We know, we know. It was Purdue, not someone good. But goodness had to happen here for the Hawkeyes if they were to have any hope of warm feelings at the end of the regular-season.
“We can make the 2013 season special,” said Iowa offensive tackle Brandon Scherff, who ought to be a first-team All-Big Ten shoo-in by now. “We’ve got an opportunity to do that.”
Iowa would have won this game with any of its top four running backs carrying 20 times, but Canzeri has given the team that special burst that every team wants and needs from a running back. He seems to have injected some spark into Iowa’s offense at a critical time, a time when it started lagging.
If there are any Iowa fans left who still take former offensive coordinator Ken O’Keefe’s name in vain, they should know this: O’Keefe saw something in Canzeri, which is why he was one of the last recruits Iowa pulled in two years ago.
“It was just chance,” Canzeri said, “just another thing I give thanks to God for.
“Coach (Ken) O’Keefe, when he was still here, told me that one day before he was going into a meeting, my (highlights) DVD popped up on his desk. It was late in January.
“He wasn’t sure if he was really going to look at it because he had most of the spots filled. He said he had a good feeling and looked at it.”
Canzeri was added to a recruiting class that already had Damon Bullock and now-former Hawkeye Mika’il McCall.
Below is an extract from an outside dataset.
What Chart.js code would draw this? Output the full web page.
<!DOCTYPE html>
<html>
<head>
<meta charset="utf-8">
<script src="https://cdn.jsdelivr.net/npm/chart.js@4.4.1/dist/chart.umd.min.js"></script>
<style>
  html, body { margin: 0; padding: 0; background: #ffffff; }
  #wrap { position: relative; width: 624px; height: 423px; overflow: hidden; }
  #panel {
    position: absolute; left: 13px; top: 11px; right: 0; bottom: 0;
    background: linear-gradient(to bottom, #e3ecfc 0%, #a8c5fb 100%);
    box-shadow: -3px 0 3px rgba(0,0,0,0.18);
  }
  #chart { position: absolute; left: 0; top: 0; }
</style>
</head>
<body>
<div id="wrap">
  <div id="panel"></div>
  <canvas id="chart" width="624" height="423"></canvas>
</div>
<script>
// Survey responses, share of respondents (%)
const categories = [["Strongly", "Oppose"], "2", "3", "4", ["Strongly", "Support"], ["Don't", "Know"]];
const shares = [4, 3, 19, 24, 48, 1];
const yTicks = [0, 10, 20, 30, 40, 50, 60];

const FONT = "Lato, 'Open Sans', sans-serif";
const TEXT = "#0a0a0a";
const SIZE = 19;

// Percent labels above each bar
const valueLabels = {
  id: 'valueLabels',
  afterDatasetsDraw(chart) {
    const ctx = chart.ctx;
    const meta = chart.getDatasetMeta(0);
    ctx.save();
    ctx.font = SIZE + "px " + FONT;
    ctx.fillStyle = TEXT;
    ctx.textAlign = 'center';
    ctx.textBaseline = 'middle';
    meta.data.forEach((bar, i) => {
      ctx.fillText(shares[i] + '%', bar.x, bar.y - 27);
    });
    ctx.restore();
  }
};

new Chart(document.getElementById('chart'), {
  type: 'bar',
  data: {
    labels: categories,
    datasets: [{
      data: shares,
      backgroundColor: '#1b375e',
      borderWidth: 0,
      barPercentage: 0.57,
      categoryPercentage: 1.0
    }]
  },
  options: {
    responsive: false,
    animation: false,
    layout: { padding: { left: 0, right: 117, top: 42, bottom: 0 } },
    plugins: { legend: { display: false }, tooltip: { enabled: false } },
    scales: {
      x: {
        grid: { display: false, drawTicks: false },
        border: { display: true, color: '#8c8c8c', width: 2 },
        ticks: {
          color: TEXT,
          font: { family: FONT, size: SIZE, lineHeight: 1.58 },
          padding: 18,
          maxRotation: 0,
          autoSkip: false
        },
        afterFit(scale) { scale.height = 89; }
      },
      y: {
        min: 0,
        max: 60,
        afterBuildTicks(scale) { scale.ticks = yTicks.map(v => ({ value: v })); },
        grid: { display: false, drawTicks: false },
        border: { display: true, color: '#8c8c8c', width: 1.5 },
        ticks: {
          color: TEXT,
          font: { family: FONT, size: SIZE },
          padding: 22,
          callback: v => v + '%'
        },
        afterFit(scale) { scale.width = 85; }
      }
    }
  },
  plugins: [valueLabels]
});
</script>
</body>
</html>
Bullock, by the way, matched Canzeri’s 8.2 yards per carry Saturday and even eclipsed it by a tad in rushing 10 times for 85 yards.
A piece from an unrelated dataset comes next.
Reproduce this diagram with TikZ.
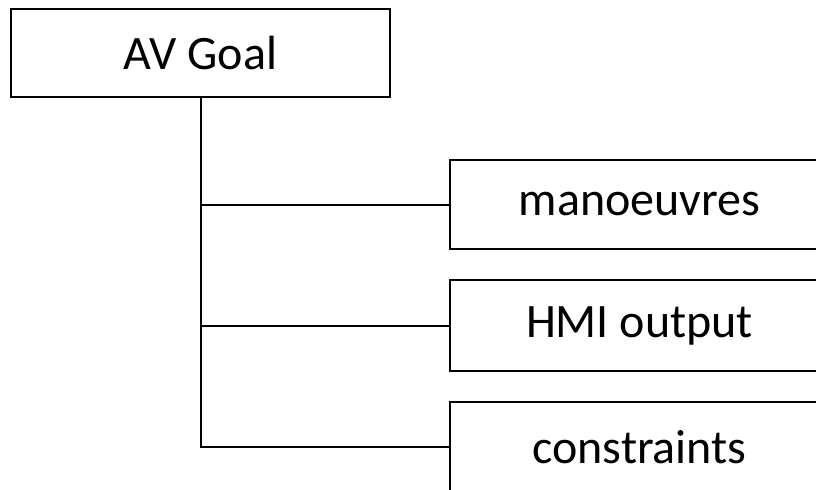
\documentclass[tikz,border=0pt]{standalone}
\usepackage{fontspec}
\setmainfont{Carlito}
\begin{document}
\begin{tikzpicture}[x=0.75pt,y=-0.75pt,
  box/.style={draw=black,line width=1.8pt,rectangle,minimum width=379*0.75pt,inner sep=0pt,
    font=\fontsize{36}{43}\selectfont,fill=white},
  link/.style={draw=black,line width=1.5pt}]
\useasboundingbox (0,0) rectangle (816,489);
\clip (0,0) rectangle (816,489);
\fill[white] (0,0) rectangle (816,489);
\node[box,minimum height=88*0.75pt] (goal) at (200.5,53) {AV Goal};
\node[box,minimum height=89*0.75pt] (b1) at (639.5,204.5) {manoeuvres};
\node[box,minimum height=91*0.75pt] (b2) at (639.5,325.5) {HMI output};
\node[box,minimum height=90*0.75pt] (b3) at (639.5,447) {constraints};
\draw[link] (goal.south) |- (b3.west);
\draw[link] (goal.south |- b1.west) -- (b1.west);
\draw[link] (goal.south |- b2.west) -- (b2.west);
\end{tikzpicture}
\end{document}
Huge holes. Green to run through.
Canzeri is from Troy, N.Y., on the bank of the Hudson River near Albany. He was twice the Troy Record newspaper’s Offensive Player of the Year. As a senior, he rushed for 2,081 yards and 35 touchdowns, averaging 8.8 yards per touch.
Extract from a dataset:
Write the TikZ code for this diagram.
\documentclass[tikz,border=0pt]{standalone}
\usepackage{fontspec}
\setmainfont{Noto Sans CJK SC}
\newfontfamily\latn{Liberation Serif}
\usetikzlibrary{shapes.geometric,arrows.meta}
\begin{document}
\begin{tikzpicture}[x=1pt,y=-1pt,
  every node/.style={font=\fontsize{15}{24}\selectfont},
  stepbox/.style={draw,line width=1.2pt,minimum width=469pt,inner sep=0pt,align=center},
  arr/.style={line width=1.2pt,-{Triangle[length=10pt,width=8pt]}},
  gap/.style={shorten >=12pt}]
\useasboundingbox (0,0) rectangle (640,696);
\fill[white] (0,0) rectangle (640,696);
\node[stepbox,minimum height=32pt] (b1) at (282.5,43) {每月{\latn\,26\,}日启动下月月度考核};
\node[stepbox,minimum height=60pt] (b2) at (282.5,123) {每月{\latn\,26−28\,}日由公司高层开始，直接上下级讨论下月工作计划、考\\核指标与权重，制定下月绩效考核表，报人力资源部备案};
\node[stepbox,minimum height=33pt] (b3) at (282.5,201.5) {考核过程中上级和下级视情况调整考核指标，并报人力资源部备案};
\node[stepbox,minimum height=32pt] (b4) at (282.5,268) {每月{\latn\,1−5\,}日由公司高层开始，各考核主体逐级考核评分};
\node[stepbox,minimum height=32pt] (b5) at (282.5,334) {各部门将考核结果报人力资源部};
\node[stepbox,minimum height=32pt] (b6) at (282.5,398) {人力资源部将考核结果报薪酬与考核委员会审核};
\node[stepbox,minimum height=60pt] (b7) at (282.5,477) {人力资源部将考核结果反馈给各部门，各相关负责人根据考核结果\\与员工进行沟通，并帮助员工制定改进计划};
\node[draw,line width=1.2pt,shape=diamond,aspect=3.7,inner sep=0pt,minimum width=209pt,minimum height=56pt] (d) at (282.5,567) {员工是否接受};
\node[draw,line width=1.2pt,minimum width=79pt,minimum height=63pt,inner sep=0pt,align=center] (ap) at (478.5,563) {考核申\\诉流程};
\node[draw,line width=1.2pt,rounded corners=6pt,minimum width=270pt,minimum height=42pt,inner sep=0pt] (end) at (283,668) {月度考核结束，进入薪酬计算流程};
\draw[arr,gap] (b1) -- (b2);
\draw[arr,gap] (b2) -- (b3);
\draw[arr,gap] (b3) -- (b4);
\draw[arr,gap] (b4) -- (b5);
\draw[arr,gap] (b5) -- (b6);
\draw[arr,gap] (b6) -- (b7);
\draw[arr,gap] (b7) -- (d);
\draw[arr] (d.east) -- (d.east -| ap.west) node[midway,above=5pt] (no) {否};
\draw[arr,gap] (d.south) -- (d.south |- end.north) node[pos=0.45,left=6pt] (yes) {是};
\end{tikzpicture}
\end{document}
Just like this year at Iowa, he saved his best for late in the season as a Troy Flying Horse. That’s right, a Troy Flying Horse. That team name has gotten him some grief from some of his Hawkeye teammates.
“It doesn’t bother me,” Canzeri said. “It’s my high school logo. I’m always going to rep it.”
He had a total of three carries in Iowa’s first four Big Ten games. Last week it was five rushes for 58 yards. Saturday, it was 20-for-165 with a TD.
“You don’t see it coming,” said Canzeri about the opportunity, “and when it happens you’re just really happy about it. You’ve just got to give thanks to the guys next to you and the guys fighting with you.”
Everybody in Hawkeye uniforms was thankful and joyful and appreciative. The team did a postgame conga line to greet Iowa fans in both end zones.
It was just Purdue, yes. But it was a lot more. It was getting that bowl-eligibility squared away, and it was done forcefully.